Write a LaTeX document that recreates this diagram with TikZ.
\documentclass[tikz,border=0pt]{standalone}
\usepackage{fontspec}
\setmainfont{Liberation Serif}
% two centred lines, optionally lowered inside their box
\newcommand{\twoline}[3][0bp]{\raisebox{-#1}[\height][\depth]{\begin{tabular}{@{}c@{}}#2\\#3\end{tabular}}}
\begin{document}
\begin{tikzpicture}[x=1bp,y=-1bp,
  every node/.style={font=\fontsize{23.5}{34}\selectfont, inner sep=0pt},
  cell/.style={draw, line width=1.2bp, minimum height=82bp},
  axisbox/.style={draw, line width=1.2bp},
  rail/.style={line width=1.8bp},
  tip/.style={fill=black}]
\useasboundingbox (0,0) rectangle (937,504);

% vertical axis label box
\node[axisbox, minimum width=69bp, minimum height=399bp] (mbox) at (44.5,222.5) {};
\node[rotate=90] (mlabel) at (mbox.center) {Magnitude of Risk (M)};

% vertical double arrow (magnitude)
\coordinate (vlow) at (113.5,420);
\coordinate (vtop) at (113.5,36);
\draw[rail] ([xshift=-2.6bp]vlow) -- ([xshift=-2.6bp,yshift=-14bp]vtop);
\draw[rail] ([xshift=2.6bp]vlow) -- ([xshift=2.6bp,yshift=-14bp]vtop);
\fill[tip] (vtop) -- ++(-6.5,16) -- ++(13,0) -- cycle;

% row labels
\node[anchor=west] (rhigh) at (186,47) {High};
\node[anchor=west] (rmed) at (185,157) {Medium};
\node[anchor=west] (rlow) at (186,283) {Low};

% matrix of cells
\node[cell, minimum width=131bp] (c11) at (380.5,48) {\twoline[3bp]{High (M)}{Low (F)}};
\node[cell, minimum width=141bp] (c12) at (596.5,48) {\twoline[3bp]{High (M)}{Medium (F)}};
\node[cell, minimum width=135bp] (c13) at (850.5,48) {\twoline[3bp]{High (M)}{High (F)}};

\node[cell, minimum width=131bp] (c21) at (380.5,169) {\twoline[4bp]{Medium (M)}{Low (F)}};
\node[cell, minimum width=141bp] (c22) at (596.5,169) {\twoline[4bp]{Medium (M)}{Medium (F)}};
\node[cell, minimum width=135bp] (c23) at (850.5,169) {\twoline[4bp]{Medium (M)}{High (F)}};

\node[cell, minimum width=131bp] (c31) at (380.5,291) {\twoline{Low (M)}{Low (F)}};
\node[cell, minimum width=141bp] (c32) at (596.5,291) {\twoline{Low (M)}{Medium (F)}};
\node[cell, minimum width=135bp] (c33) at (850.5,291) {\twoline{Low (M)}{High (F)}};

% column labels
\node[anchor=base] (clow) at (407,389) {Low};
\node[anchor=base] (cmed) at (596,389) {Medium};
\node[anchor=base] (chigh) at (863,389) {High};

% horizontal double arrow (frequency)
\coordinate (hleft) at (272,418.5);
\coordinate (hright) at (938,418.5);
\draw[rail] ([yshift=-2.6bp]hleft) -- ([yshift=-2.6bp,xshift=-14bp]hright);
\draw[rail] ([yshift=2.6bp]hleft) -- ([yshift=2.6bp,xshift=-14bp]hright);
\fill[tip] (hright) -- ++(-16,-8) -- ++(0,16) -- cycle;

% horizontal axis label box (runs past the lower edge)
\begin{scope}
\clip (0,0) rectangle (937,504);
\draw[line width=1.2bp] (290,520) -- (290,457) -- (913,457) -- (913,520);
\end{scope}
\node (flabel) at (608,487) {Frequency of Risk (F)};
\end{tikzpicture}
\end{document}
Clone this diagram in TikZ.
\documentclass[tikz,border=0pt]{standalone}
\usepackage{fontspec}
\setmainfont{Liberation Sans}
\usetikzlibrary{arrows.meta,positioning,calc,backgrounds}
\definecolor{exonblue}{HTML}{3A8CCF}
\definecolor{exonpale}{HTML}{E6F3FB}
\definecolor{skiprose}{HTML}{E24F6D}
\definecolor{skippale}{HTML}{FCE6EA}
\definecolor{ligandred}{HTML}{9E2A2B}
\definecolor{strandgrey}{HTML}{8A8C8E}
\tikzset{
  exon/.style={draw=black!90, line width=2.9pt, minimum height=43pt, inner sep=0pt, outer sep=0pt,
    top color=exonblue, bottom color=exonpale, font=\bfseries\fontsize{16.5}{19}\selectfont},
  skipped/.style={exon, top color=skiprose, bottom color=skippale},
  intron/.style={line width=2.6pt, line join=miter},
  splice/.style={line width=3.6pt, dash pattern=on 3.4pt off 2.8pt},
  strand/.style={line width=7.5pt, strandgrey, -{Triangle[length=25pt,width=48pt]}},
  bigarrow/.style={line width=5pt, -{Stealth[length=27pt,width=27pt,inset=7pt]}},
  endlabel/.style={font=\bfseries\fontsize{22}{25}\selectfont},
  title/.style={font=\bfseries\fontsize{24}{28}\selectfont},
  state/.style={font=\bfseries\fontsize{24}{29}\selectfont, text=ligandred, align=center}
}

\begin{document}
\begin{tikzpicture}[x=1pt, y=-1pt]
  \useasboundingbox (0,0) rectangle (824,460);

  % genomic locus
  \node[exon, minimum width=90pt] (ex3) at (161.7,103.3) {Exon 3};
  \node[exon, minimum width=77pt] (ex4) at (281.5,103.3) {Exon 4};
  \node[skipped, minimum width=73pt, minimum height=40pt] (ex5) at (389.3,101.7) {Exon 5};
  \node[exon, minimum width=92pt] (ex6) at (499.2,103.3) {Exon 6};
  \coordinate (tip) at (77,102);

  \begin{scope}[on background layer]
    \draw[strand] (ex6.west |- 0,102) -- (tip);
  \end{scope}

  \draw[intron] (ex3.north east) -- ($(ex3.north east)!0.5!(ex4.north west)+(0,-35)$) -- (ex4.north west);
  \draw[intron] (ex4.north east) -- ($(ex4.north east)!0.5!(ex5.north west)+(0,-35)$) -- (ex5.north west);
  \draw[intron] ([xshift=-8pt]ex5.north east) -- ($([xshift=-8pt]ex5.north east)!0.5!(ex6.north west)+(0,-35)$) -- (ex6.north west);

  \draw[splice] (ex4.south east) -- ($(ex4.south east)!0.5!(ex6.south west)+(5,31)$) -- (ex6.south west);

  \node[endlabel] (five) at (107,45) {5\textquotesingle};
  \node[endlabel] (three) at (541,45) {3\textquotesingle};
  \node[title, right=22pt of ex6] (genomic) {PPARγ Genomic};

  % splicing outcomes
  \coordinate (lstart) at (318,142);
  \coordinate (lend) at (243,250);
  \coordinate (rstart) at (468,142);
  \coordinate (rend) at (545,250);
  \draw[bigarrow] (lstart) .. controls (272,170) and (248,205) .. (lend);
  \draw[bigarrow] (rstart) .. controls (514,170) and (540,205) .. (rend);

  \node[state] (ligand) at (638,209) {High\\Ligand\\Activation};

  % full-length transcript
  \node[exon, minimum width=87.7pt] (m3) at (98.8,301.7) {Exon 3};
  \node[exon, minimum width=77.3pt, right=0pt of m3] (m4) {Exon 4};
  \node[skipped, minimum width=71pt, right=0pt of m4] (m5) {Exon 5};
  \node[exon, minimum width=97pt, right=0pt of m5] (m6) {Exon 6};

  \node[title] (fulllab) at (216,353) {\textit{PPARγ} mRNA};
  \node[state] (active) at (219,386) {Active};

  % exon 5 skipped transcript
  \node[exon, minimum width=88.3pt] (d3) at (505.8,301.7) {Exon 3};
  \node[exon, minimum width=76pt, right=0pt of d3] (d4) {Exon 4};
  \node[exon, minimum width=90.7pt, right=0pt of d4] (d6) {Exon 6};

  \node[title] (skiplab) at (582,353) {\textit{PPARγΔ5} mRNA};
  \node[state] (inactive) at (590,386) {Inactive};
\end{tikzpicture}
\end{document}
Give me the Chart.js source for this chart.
****************************************
» **YOUR TASK**
Pull out and copy each line containing the string "this".

» **EXPECTED OUTPUT**
Write a LaTeX document that recreates this diagram with TikZ.
Clone this diagram in TikZ.
Give me the Chart.js source for this chart.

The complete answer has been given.